Trauma neural networks can be complex and deep — so deep that people can believe that who they are and who the world is consistent with their trauma network. They may believe that they are not worthy, unlovable, inadequate, out of control, guilty, bad, or endangered. These beliefs are acquired through learned experiences. This is why it is so tricky to change, because if someone learned that they were not good enough, then this would be a self-evident truth.

Based on the experiences that that person had, this may be a logical and reasonable conclusion. How can you argue against someone’s experience?
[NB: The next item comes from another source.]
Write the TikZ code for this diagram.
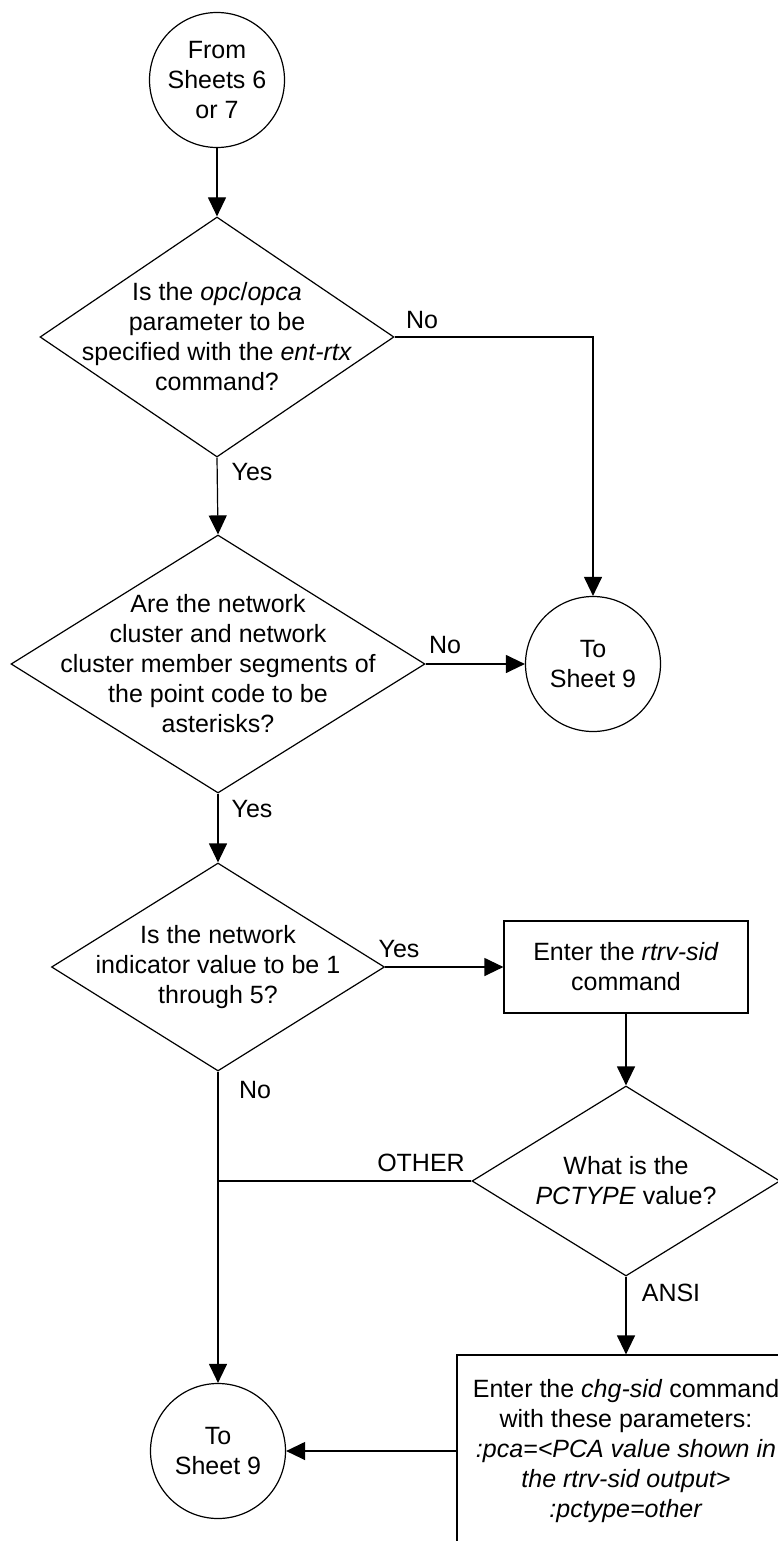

In that person’s reality, others treated them in a certain way and may have even said to them, “you’re no good, or you’re this or that.” So how else would a young developing brain perceive it?

And when people interact with the world through the perception of being not good enough, for example, then they are likely to encounter further experiences reinforcing the same belief.

I call these experiential holograms (like personal virtual reality goggles). One way to understand this is by imagining people are walking around wearing invisible virtual reality goggles that filter interactions with others. The lenses reflect their past experience and past learning. Thus, the goggles act as a filter through which people anticipate, interpret, react, and respond to others. The past is always influencing the person’s thoughts and feelings—with or without anyone else participating.

For example, let’s say someone was invited to a party. While some may think, “Oh that’s great,” others may have a host of thoughts of worry, self-consciousness, inadequacy, or danger. They may generate a whole range of anxieties before ever even going to the party! And if someone somehow does get to the party in spite of those thoughts, how might others approach that person who is full of fear? How likely will that person have fun if all sort of holograms are lighting up inside that person’s head?

Experiential holograms are interpersonal patterns that are formed from experiences. The hologram organizes a multitude of experiences, including coping strategies, motivations, and reactions, and organizes them together to create a coherent belief system. This is called a higher-order postulate or a generalized conclusion about the way things are. A single belief is a lower order postulate. It is relatively easy to argue against a single belief because it is only weakly integrated into one's vast a complex network of experiences. But a higher-order postulate is deeply ingrained, so much so that people often don’t even know they are being influenced by their hologram. They simply believe it is their reality.

Like a fish swimming in water, there is no separation or context to see that one’s own reality is not necessarily how reality can be. When someone is in it, they can’t see outside of it.

I explain this by imagine living in a soap bubble. Everything in your bubble makes perfect sense to you from the perspective of being in your bubble. How people treat you is consistent with how you see yourself. However, once you can step outside of your bubble, only then can you see context and the factors that have been influencing you all along.

Only then can you see that how people treat you is a reflection of them, not you.

Action step: This week imagine everyone you see is wearing their own personal virtual reality goggles. Imagine understanding their reactions are in part based upon their past. And so are yours. In any given situation, are you responding to the present situation or to something from your past?